Written problem:
Transcribe the full listing exactly, and drop every picture.

Raw data:
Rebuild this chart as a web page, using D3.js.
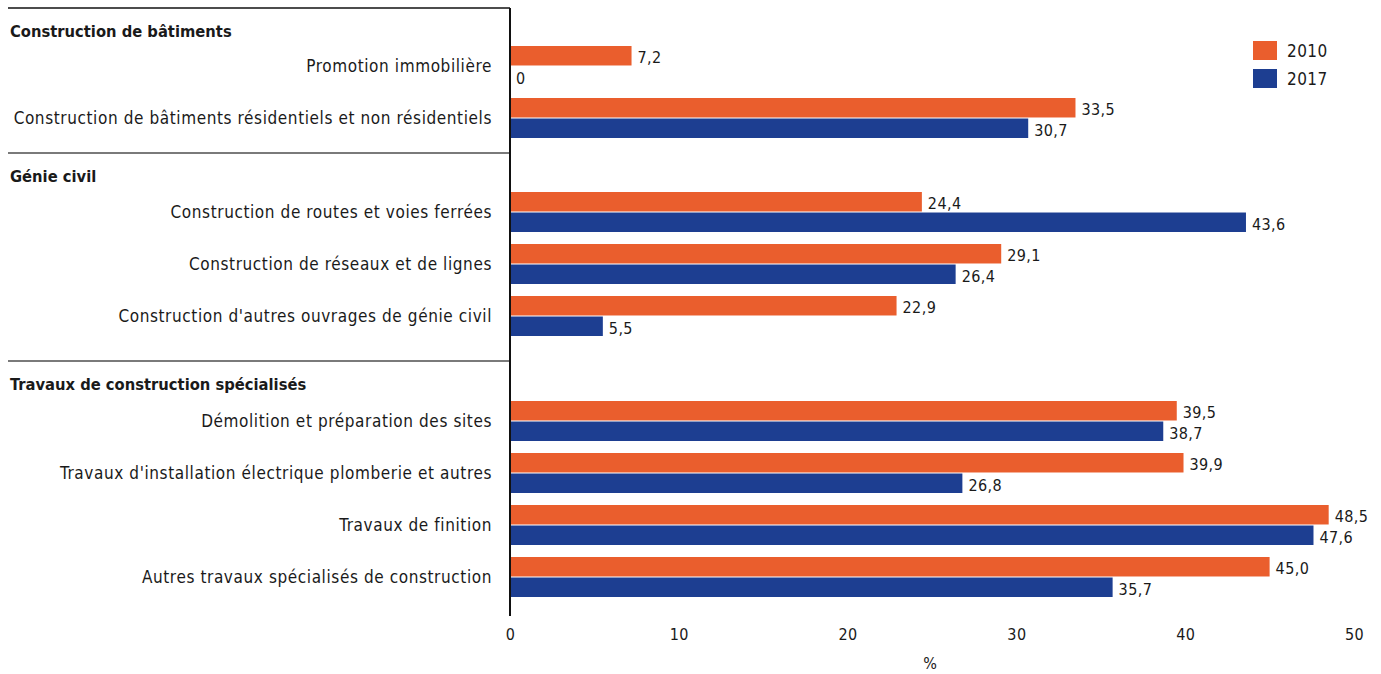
<!DOCTYPE html>
<html lang="fr">
<head>
<meta charset="utf-8">
<script src="https://cdn.jsdelivr.net/npm/d3@7"></script>
<style>
  html, body { margin: 0; padding: 0; background: #fff; }
  svg { display: block; }
  text { font-family: "DejaVu Sans Condensed", "Liberation Sans Narrow", "Liberation Sans", sans-serif; fill: #1a1a1a; }
</style>
</head>
<body>
<svg id="chart" width="1381" height="674"></svg>
<script>
// Sections of the construction sector, each with its sub-activities
const sections = ["Construction de bâtiments", "Génie civil", "Travaux de construction spécialisés"];
const categories = [
  ["Promotion immobilière", "Construction de bâtiments résidentiels et non résidentiels"],
  ["Construction de routes et voies ferrées", "Construction de réseaux et de lignes", "Construction d'autres ouvrages de génie civil"],
  ["Démolition et préparation des sites", "Travaux d'installation électrique plomberie et autres", "Travaux de finition", "Autres travaux spécialisés de construction"]
];
const years = ["2010", "2017"];
const values2010 = [[7.2, 33.5], [24.4, 29.1, 22.9], [39.5, 39.9, 48.5, 45.0]];
const values2017 = [[0, 30.7], [43.6, 26.4, 5.5], [38.7, 26.8, 47.6, 35.7]];
const xTicks = [0, 10, 20, 30, 40, 50];
const xTitle = "%";

const colors = { "2010": "#ea5e2d", "2017": "#1d3e91" };

const svg = d3.select("#chart");
const fmt = v => d3.format(".1f")(v).replace(".", ",");
const label = v => v === 0 ? "0" : fmt(v);

const x = d3.scaleLinear().domain([0, 50]).range([510, 1354]);

// vertical layout of the three blocks
const sectionTop = [8, 153, 361];
const firstOffset = [38, 39, 40];
const axisBottom = 616;
const step = 52, groupH = 40;

const yearBand = d3.scaleBand().domain(years).range([0, groupH]).paddingInner(0.05);

sections.forEach((name, si) => {
  const cats = categories[si];
  const top = sectionTop[si];
  const start = top + firstOffset[si];
  const y = d3.scaleBand().domain(cats)
    .range([start, start + cats.length * step - (step - groupH)])
    .paddingInner((step - groupH) / step).paddingOuter(0);

  // separator line above the block
  svg.append("line")
    .attr("x1", 8).attr("x2", x(0))
    .attr("y1", top).attr("y2", top)
    .attr("stroke", si === 0 ? "#111" : "#7a7a7a")
    .attr("stroke-width", si === 0 ? 1.5 : 2);

  svg.append("text")
    .attr("x", 10).attr("y", top + 23)
    .attr("dy", "0.35em")
    .style("font-size", "16.4px").style("font-weight", "bold")
    .text(name);

  const g = svg.append("g");
  cats.forEach((c, ci) => {
    const y0 = y(c);
    g.append("text")
      .attr("x", 492).attr("y", y0 + groupH / 2)
      .attr("dy", "0.35em")
      .attr("text-anchor", "end")
      .style("font-size", "17px")
      .style("letter-spacing", "0.6px")
      .text(c);

    const rows = [
      { year: "2010", v: values2010[si][ci] },
      { year: "2017", v: values2017[si][ci] }
    ];
    rows.forEach(r => {
      const by = y0 + yearBand(r.year);
      g.append("rect")
        .attr("x", x(0)).attr("y", by)
        .attr("width", x(r.v) - x(0))
        .attr("height", yearBand.bandwidth())
        .attr("fill", colors[r.year]);
      g.append("text")
        .attr("x", x(r.v) + 6).attr("y", by + yearBand.bandwidth() / 2 + 2)
        .attr("dy", "0.35em")
        .style("font-size", "16px")
        .style("letter-spacing", "0.4px")
        .text(label(r.v));
    });
  });
});

// vertical baseline
svg.append("line")
  .attr("x1", x(0)).attr("x2", x(0))
  .attr("y1", sectionTop[0]).attr("y2", axisBottom)
  .attr("stroke", "#111").attr("stroke-width", 2);

// x axis labels (no domain line or ticks)
const xAxis = svg.append("g")
  .attr("transform", `translate(0, ${axisBottom + 13})`)
  .call(d3.axisBottom(x).tickValues(xTicks).tickSize(0).tickPadding(0).tickFormat(d3.format("d")));
xAxis.select(".domain").remove();
xAxis.selectAll("text")
  .style("font-family", null)
  .style("font-size", "16px")
  .style("letter-spacing", "0.4px")
  .attr("fill", "#1a1a1a");

svg.append("text")
  .attr("x", (x(0) + x(50)) / 2 - 2).attr("y", 663)
  .attr("dy", "0.35em")
  .attr("text-anchor", "middle")
  .style("font-size", "16px")
  .text(xTitle);

// legend
const legend = svg.append("g").attr("transform", "translate(1253, 41)");
years.forEach((yr, i) => {
  const lg = legend.append("g").attr("transform", `translate(0, ${i * 28})`);
  lg.append("rect").attr("width", 24).attr("height", 19).attr("fill", colors[yr]);
  lg.append("text").attr("x", 34).attr("y", 10).attr("dy", "0.35em")
    .style("font-size", "17px").style("letter-spacing", "0.4px").text(yr);
});
</script>
</body>
</html>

Complete response:
Rebuild this chart as a web page, using D3.js.
<!DOCTYPE html>
<html lang="fr">
<head>
<meta charset="utf-8">
<script src="https://cdn.jsdelivr.net/npm/d3@7"></script>
<style>
  html, body { margin: 0; padding: 0; background: #fff; }
  svg { display: block; }
  text { font-family: "DejaVu Sans Condensed", "Liberation Sans Narrow", "Liberation Sans", sans-serif; fill: #1a1a1a; }
</style>
</head>
<body>
<svg id="chart" width="1381" height="674"></svg>
<script>
// Sections of the construction sector, each with its sub-activities
const sections = ["Construction de bâtiments", "Génie civil", "Travaux de construction spécialisés"];
const categories = [
  ["Promotion immobilière", "Construction de bâtiments résidentiels et non résidentiels"],
  ["Construction de routes et voies ferrées", "Construction de réseaux et de lignes", "Construction d'autres ouvrages de génie civil"],
  ["Démolition et préparation des sites", "Travaux d'installation électrique plomberie et autres", "Travaux de finition", "Autres travaux spécialisés de construction"]
];
const years = ["2010", "2017"];
const values2010 = [[7.2, 33.5], [24.4, 29.1, 22.9], [39.5, 39.9, 48.5, 45.0]];
const values2017 = [[0, 30.7], [43.6, 26.4, 5.5], [38.7, 26.8, 47.6, 35.7]];
const xTicks = [0, 10, 20, 30, 40, 50];
const xTitle = "%";

const colors = { "2010": "#ea5e2d", "2017": "#1d3e91" };

const svg = d3.select("#chart");
const fmt = v => d3.format(".1f")(v).replace(".", ",");
const label = v => v === 0 ? "0" : fmt(v);

const x = d3.scaleLinear().domain([0, 50]).range([510, 1354]);

// vertical layout of the three blocks
const sectionTop = [8, 153, 361];
const firstOffset = [38, 39, 40];
const axisBottom = 616;
const step = 52, groupH = 40;

const yearBand = d3.scaleBand().domain(years).range([0, groupH]).paddingInner(0.05);

sections.forEach((name, si) => {
  const cats = categories[si];
  const top = sectionTop[si];
  const start = top + firstOffset[si];
  const y = d3.scaleBand().domain(cats)
    .range([start, start + cats.length * step - (step - groupH)])
    .paddingInner((step - groupH) / step).paddingOuter(0);

  // separator line above the block
  svg.append("line")
    .attr("x1", 8).attr("x2", x(0))
    .attr("y1", top).attr("y2", top)
    .attr("stroke", si === 0 ? "#111" : "#7a7a7a")
    .attr("stroke-width", si === 0 ? 1.5 : 2);

  svg.append("text")
    .attr("x", 10).attr("y", top + 23)
    .attr("dy", "0.35em")
    .style("font-size", "16.4px").style("font-weight", "bold")
    .text(name);

  const g = svg.append("g");
  cats.forEach((c, ci) => {
    const y0 = y(c);
    g.append("text")
      .attr("x", 492).attr("y", y0 + groupH / 2)
      .attr("dy", "0.35em")
      .attr("text-anchor", "end")
      .style("font-size", "17px")
      .style("letter-spacing", "0.6px")
      .text(c);

    const rows = [
      { year: "2010", v: values2010[si][ci] },
      { year: "2017", v: values2017[si][ci] }
    ];
    rows.forEach(r => {
      const by = y0 + yearBand(r.year);
      g.append("rect")
        .attr("x", x(0)).attr("y", by)
        .attr("width", x(r.v) - x(0))
        .attr("height", yearBand.bandwidth())
        .attr("fill", colors[r.year]);
      g.append("text")
        .attr("x", x(r.v) + 6).attr("y", by + yearBand.bandwidth() / 2 + 2)
        .attr("dy", "0.35em")
        .style("font-size", "16px")
        .style("letter-spacing", "0.4px")
        .text(label(r.v));
    });
  });
});

// vertical baseline
svg.append("line")
  .attr("x1", x(0)).attr("x2", x(0))
  .attr("y1", sectionTop[0]).attr("y2", axisBottom)
  .attr("stroke", "#111").attr("stroke-width", 2);

// x axis labels (no domain line or ticks)
const xAxis = svg.append("g")
  .attr("transform", `translate(0, ${axisBottom + 13})`)
  .call(d3.axisBottom(x).tickValues(xTicks).tickSize(0).tickPadding(0).tickFormat(d3.format("d")));
xAxis.select(".domain").remove();
xAxis.selectAll("text")
  .style("font-family", null)
  .style("font-size", "16px")
  .style("letter-spacing", "0.4px")
  .attr("fill", "#1a1a1a");

svg.append("text")
  .attr("x", (x(0) + x(50)) / 2 - 2).attr("y", 663)
  .attr("dy", "0.35em")
  .attr("text-anchor", "middle")
  .style("font-size", "16px")
  .text(xTitle);

// legend
const legend = svg.append("g").attr("transform", "translate(1253, 41)");
years.forEach((yr, i) => {
  const lg = legend.append("g").attr("transform", `translate(0, ${i * 28})`);
  lg.append("rect").attr("width", 24).attr("height", 19).attr("fill", colors[yr]);
  lg.append("text").attr("x", 34).attr("y", 10).attr("dy", "0.35em")
    .style("font-size", "17px").style("letter-spacing", "0.4px").text(yr);
});
</script>
</body>
</html>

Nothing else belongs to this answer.